During the years in which Napoleon and his armies were fighting in Spain, in Germany, and in Russia, a little girl might be seen running wild in the province of Berry, which is almost in the very centre of France. In those days if you had asked her name she would have answered that it was 'Aurore Dupin'; but by and bye she took another, which by her books she made famous—nearly as famous, indeed, in its own way as that of her great ancestor, the general Count Maurice de Saxe.

But it is not the celebrated writer who called herself 'George Sand' with whom we have to do now, but the child Aurore Dupin, and her friends the birds and beasts, dwellers like herself in the bare and desolate plains that surrounded her grandmother's chateau of Nohant. Maurice Dupin, father of Aurore, was a soldier like his grandfather, Maurice de Saxe; but her mother was the daughter of a bird-seller, who, curiously enough, lived in the 'Street of the Birds' (Quai des Oiseaux) in Paris. To this fact Aurore always declared that she owed her powers of fascination over the chaffinches, robins, or starlings that would sit on her shoulders or perch on her hands as she walked with her mother in the garden. And far from being frightened at the presence of a grown-up person, the birds often seemed to prefer Madame Maurice Dupin to Aurore herself.

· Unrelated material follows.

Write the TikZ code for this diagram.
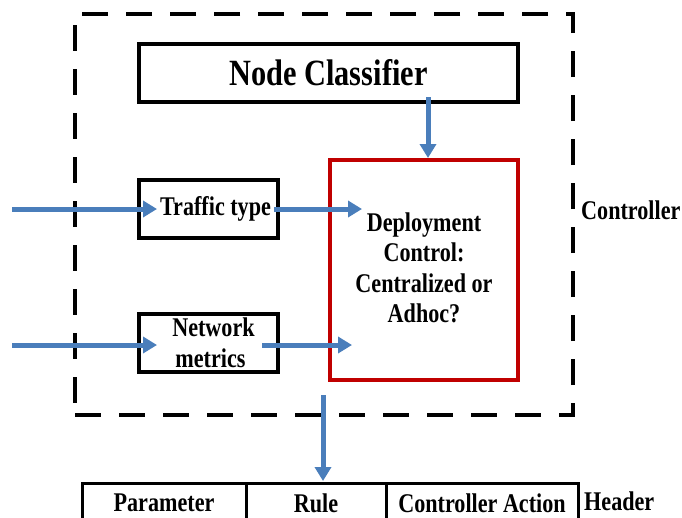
\documentclass[tikz,border=0pt]{standalone}
\usepackage{fontspec}
\setmainfont{Liberation Serif}[FakeStretch=0.82]
\usetikzlibrary{arrows.meta}
\definecolor{arrowblue}{RGB}{74,126,187}
\definecolor{boxred}{RGB}{192,0,0}
\begin{document}
\begin{tikzpicture}[x=1pt,y=-1pt,
  every node/.style={font=\bfseries\fontsize{27}{30.5}\selectfont, inner sep=0pt, align=center},
  blk/.style={draw=black, line width=4pt, minimum width=#1},
  flow/.style={draw=arrowblue, line width=5pt, -{Triangle[length=14pt,width=16pt]}},
  cell/.style={draw=black, line width=3pt, minimum height=40pt, minimum width=#1}
]
\useasboundingbox[fill=white] (0,0) rectangle (682,517);
% controller dashed region
\node[draw=black, line width=4pt, dash pattern=on 26pt off 18pt, minimum width=498pt, minimum height=401pt] (ctrl) at (324,214.5) {};
\node[anchor=west] (ctrllabel) at (581,210) {Controller};
% nodes
\node[blk=379pt, minimum height=58pt, font=\bfseries\fontsize{37}{42}\selectfont] (nc) at (328.5,73) {Node Classifier};
\node[blk=139pt, minimum height=58pt] (tt) at (208.5,209) {\hspace*{14pt}Traffic type};
\node[blk=139pt, minimum height=58pt] (nm) at (208.5,343) {\hspace*{10pt}Network\\\hspace*{4pt}metrics};
\node[draw=boxred, line width=4pt, minimum width=188pt, minimum height=220pt] (dc) at (424,270) {};
\node (dctext) at (424,268) {Deployment\\Control:\\Centralized or\\Adhoc?};
% table
\node[cell=164pt] (par) at (164,503) {Parameter};
\node[cell=140pt] (rule) at (316,503) {Rule};
\node[cell=192pt] (act) at (482,503) {Controller Action};
\node[anchor=west] (hdr) at (584,501) {Header};
% input coordinates
\coordinate (in1) at (12,209);
\coordinate (in2) at (12,345);
% connectors
\draw[flow] (in1) -- (157,209);
\draw[flow] ([xshift=-6pt]tt.east) -- (362,209);
\draw[flow] (in2) -- (157,345);
\draw[flow] (262,345) -- (352,345);
\draw[flow] (428,97) -- (dc.north -| 428,0);
\draw[flow] (323,395) -- (323,481);
\end{tikzpicture}
\end{document}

Aurore became very learned about birds and their ways, considering them far cleverer than men or animals, and endowed with finer qualities than either. Warblers she held superior to any other small bird, and says that at fifteen days a warbler is as old in the feathered world as a child of ten is in that which speaks instead of chirping. When she was a little girl at Nohant, she brought up by hand two baby warblers of different sorts and different nests.